Tester: Sumeet Verma

Editorialist: Sidhant Bansal

Prerequisites - Centroid Decomposition

Difficulty : Medium - Hard

Expected Complexity: O(NlogNd) where d = maximum no. of factors a number has.

Editorial -

You can read about centroid decomposition here - https://threads-iiith.quora.com/Centroid-Decomposition-of-a-Tree

  1. Do centroid decomposition of the tree, let this tree be called T and the orignal one be called P.
  2. Do a dfs on T, and for each node "x", do this -
    • Loop through all the nodes(i) in its subtree (of T)
    • Now for each gcd_of_path(i, x) update the max and 2nd max_length of all its factors, here gcd_of_path(i, x) returns the gcd of all the edge weights in the path of i to x in the orignal tree (P).
    • Example. gcd_of_path(i, x) = 20, then update the max and 2nd_max_length of 1, 5, 10, 20 (ie. all the factors of 20).
    • And while updating the max_lengths check if (factor*(max_length_of_factor + 2nd_max_length_of_factor - 1)) is better than the current answer
    • Eventually print the answer.

Note - The max_length and 2nd_max_length of gcd path values is calculated independently for each node of T and it is CLEARED every time after we process a node of the T.

Explanation as to why it would work -

When we process a certain node(let it be x) of T, we find out the best path in the subtree of x(in T) such that gcd_of_path(a, b) × len(a, b) is maximum and the path from a to b in the original tree P will pass through x.
The naive method would’ve been to to choose each a and b inside x, and try to maximize gcd_of_path(a, b) x len(a, b).
But this would TLE, so what we do is -

Find all the gcd_of_path(a, x) and len(a, x) for all the nodes in the subtree of x.
Let gcd(gcd(a, x), gcd(b, x)) be ‘m’, then when we update factors of “a” and factors of “b” we would have considered “m” in both the factorization and updated its max and 2nd_max length. So our answer would be m
× (max_length_of_m + 2nd_max_length_of_m - 1). If we assume that “x1, x2, x3, … xk” are the children of node x in T. Then max_length and 2nd_max_length for any “m” shouldn’t be both from the same “xi”. As this case would give us length greater than it actually is.

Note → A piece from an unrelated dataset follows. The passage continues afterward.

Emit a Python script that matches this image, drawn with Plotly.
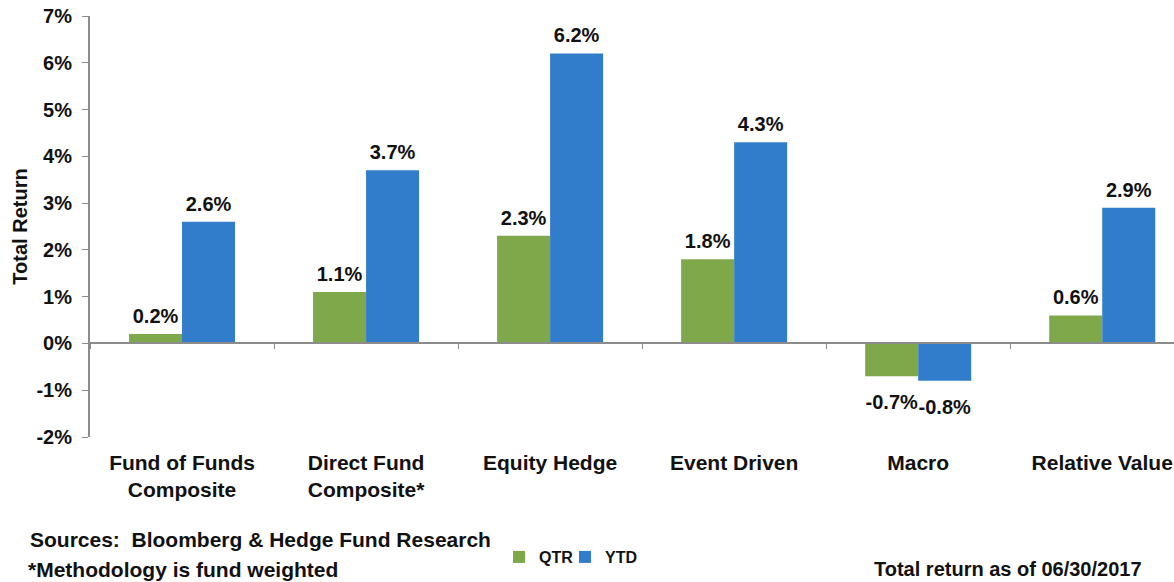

Complexity analysis - O(NlogNd)
NlogN because a node x in T would affect all its ancestors which can be at max logN, and for the gcd with each ancestor we would factorise it, assuming no. of factors to be at most d for gcd_of_path(a, b). We end up with the complexity of NlogN*d.

1 Like

Can do without Centroid Decomposition.


Yes, we can do it without using centroid decomposition. Do simple recursive DP on the tree (rooted at node 1). For each node, dp state is :-

  • for a node u we keep maximum length path from node u to any node, say v, in the subtree rooted at u such that GCD(u, v) is divisible by d, for all d which divides the number associated with the edge u to its parent.
  • See https://www.codechef.com/viewsolution/8830864
  • Complexity is also better, i.e., O(N * D), where D is maximum number of factors of any number from 1 to 100000.
  • However, I need to implement the dfs using stacks, because of stack limit error.

@karanaggarwal it would be great if you explain your approach in short.

For g as gcd, form the forest formed by only those edges whose cost is a multiple of g. And find the diameter of the forest (max diameter of the trees in the forest). Do this for all g. Complexity (summation of number of divisors of each weight)


I got accepted using normal recursive DFS.